DreamHack provided more details, disclosing that it would give away $250,000 per month in Fortnite tournaments for the rest of the year. That brings the total to $1.75 million, which leaves Fortnite lagging well behind other esports in terms of prize money. It no longer looks like gamers can make fortunes by playing Fortnite, so the onus is on Epic to maintain its appeal among existing players by delivering seriously impressive updates.
It is fair to say that Fortnite has prevailed in its own battle with the likes of Apex Legends and PUBG, cementing its status as top dog in the battle royale genre. However, new rivals are assembling. Valhall, Fall Guys: Ultimate Knockout and Spellbreak are among the new battle royale titles for 2020, and a steady pipeline of releases will continue long into the future.
Fortnite has enjoyed a degree of loyalty due to its ongoing commitment to updates, but gamers are notoriously fickle and they could be tempted elsewhere if a more exciting game emerges.
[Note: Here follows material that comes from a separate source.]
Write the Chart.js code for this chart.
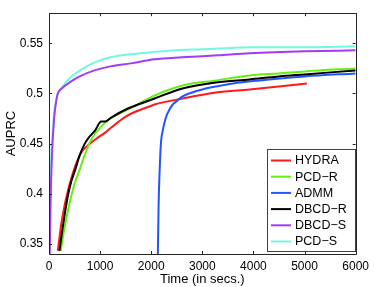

It also needs to keep flying the flag for the battle royale genre, as there are some huge upcoming games in 2020 and beyond. The Last of Us 2, Marvel’s Avengers, Cyberpunk 2077 and Ghosts of Tusshima all loom large on the horizon.
The industry will soon be embroiled in a console war, with the PS5 and Xbox Series X hitting shelves before the end of the year. Launch titles include Halo Infinite and Spider-Man: Miles Morales. It would be folly to think that Fortnite is only competing with rival battle royale titles, or free-to-play games.
It has a huge, broad player base, and that leaves it fighting on all fronts. The pie is growing – the video gaming industry has been tipped to grow from $159.3 billion in 2020 to $300 billion by 2025, according to NewZoo – but the Fortnite team will have to work hard to retain a sizeable slice of it.
Long Live the King
Epic underlined its commitment to adding in new content when it unveiled Season 3 Splashdown last week. The new battle pass is packed full of exciting cosmetics, the map has had a drastic change and there are new abilities in this nautical theme.
It has proved to be a winning formula thus far. Players receive a rejuvenated game free of charge on a regular basis, and Epic makes a fortune by selling them cosmetics and passes.
Fortnite has evolved dramatically since it was released in 2017, but for the most part the transition has been a successful one. It also retains the madcap, feverish, cartoonish fun of the original iteration, while the building mechanic continues to add depth, creativity and skill to the game, making it a unique proposition.
A key challenge for Epic will be to retain the game’s current fans while continuing to appeal to new gamers. It has been criticized in the past for alienating players with new iterations of the game, while some updates and rule changes have proved catastrophic, such as the Infinity Blade.
Yet Epic appears to be getting better at listening to the community, taking feedback on board and striking the right balance between continuity and innovation. It continues to break records, and it plays a major role in the lives of hundreds of millions of teenagers and young adults.
It is really interesting to see the developers branching out into party royale and really building a community around the game. Fortnite has started to transcend the world of video games, becoming a social sensation, a virtual hangout space for a generation of people worried about climate change and the coronavirus pandemic. People are putting down their guns, donning funny costumes and hanging out at a virtual party.
It is essentially a masterclass in flexibility, underwritten by astonishingly bold marketing and decision making, and Fortnite will be very difficult to dethrone any time soon.